Legal and Literary Sources of Conservative Halakhah
Further information: Conservative responsaAs classified by Menachem Elon's Ha-Mishpat Ha-Ivri, the legal sources of Jewish law include Torah interpretation, legislation, and custom (minhag). The Conservative movement utilizes these legal sources as found in both pre-modern and Orthodox Jewish law, though it does not recognize the authority of Reform Jewish responsa.
Through its own deliberations, Conservative Judaism modifies or adds to pre-modern and Orthodox halakhah through several literary forms, primarily responsa. Such Conservative responsa may be given official force within Conservative Judaism through the Committee on Jewish Law and Standards (CJLS) of the Rabbinical Assembly.

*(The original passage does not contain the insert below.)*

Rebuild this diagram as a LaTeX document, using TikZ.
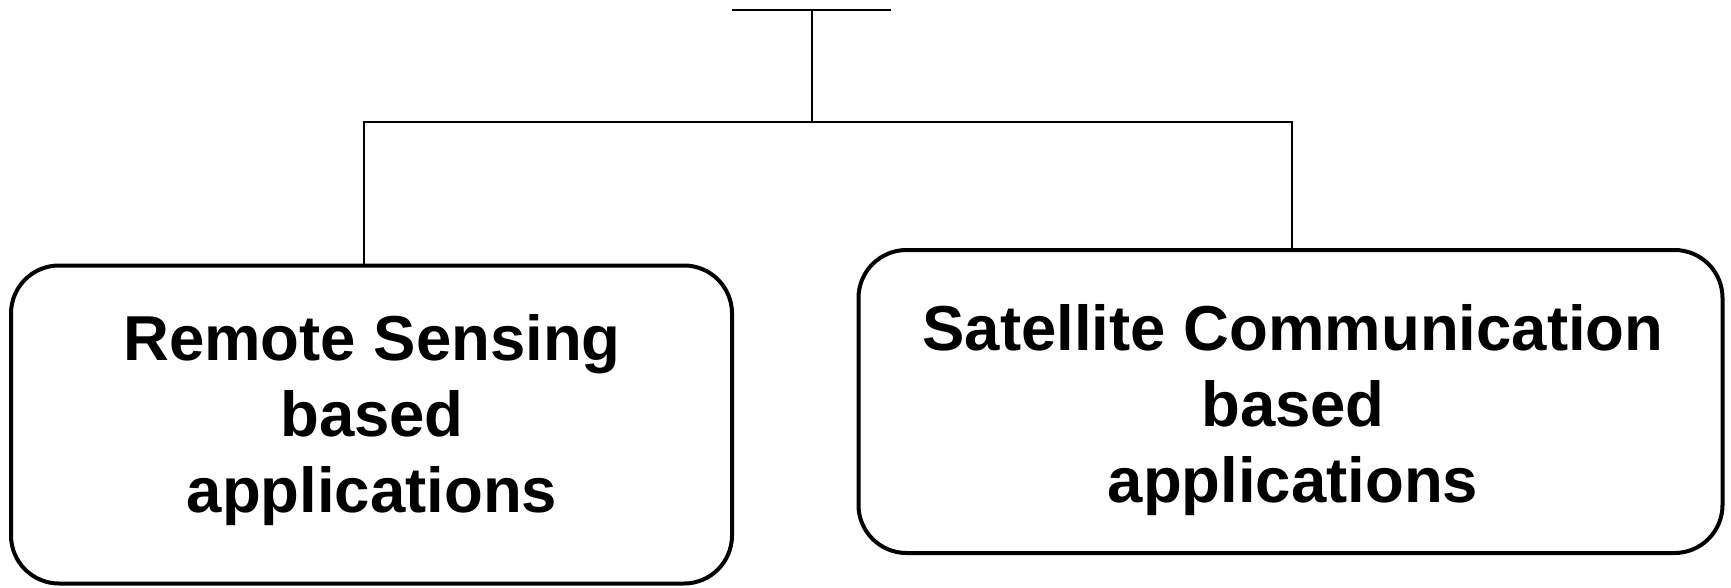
\documentclass[tikz,border=0pt]{standalone}
\usepackage{fontspec}
\setmainfont{Liberation Sans}
\begin{document}
\begin{tikzpicture}[x=1pt,y=-1pt,
  appbox/.style={draw=black,line width=4pt,rounded corners=48pt,fill=white,inner sep=0pt},
  apptext/.style={inner sep=0pt,align=center,font=\fontsize{63.5}{76}\selectfont\bfseries},
  conn/.style={draw=black,line width=2pt}]
\useasboundingbox (0,0) rectangle (1731,588);
% boxes
\node[appbox,minimum width=721pt,minimum height=318pt] (rs) at (371.5,424.5) {};
\node[appbox,minimum width=864pt,minimum height=303pt] (sc) at (1290.5,401.5) {};
\node[apptext] (rst) at (372,420.5) {Remote Sensing\\based\\applications};
\node[apptext] (sct) at (1293,410) {Satellite Communication\\based\\applications};
% connector tree
\coordinate (tl) at (732,10);
\coordinate (tr) at (891,10);
\coordinate (j) at (812,10);
\coordinate (jb) at (812,122);
\coordinate (bl) at (364,122);
\coordinate (br) at (1292,122);
\draw[conn] (tl) -- (tr);
\draw[conn] (j) -- (jb);
\draw[conn,line cap=rect] (bl) -- (br);
\draw[conn] (bl) -- (bl |- rs.north);
\draw[conn] (br) -- (br |- sc.north);
\end{tikzpicture}
\end{document}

CJLS decisions may also result in a legislative decree or takkanah. Besides responsa and takkanah, the CJLS creates several other literary sources. For instance, the CJLS approved an "Organ and Tissue Donation Card" in 1996. For handling the agunah problem, the CJLS approved a Jewish marriage contract (ketubbah), supplanting a 1935 plan by Louis Epstein, prepared by Saul Lieberman). In addition, Conservative halakhah may be found in academic and popular writings, including an effort at codification (Isaac Klein's A Guide to Jewish Religious Practice). Finally, the movement's major liturgical publications—its prayer books and new chumash -- constitute de facto halakhic choices about Conservative Jewish religious practice.
In Israel, the Masorti movement recognizes the sources of Conservative halakhah, for the most part. In 1989, the first collection of responsa were published by three Israeli Masorti rabbis in the Va'ad Halacha (Jewish law committee) of the Rabbinical Assembly of Israel. As a matter of custom and rabbinical decision, the Masorti movement differs with its American partner on some matters of Jewish law.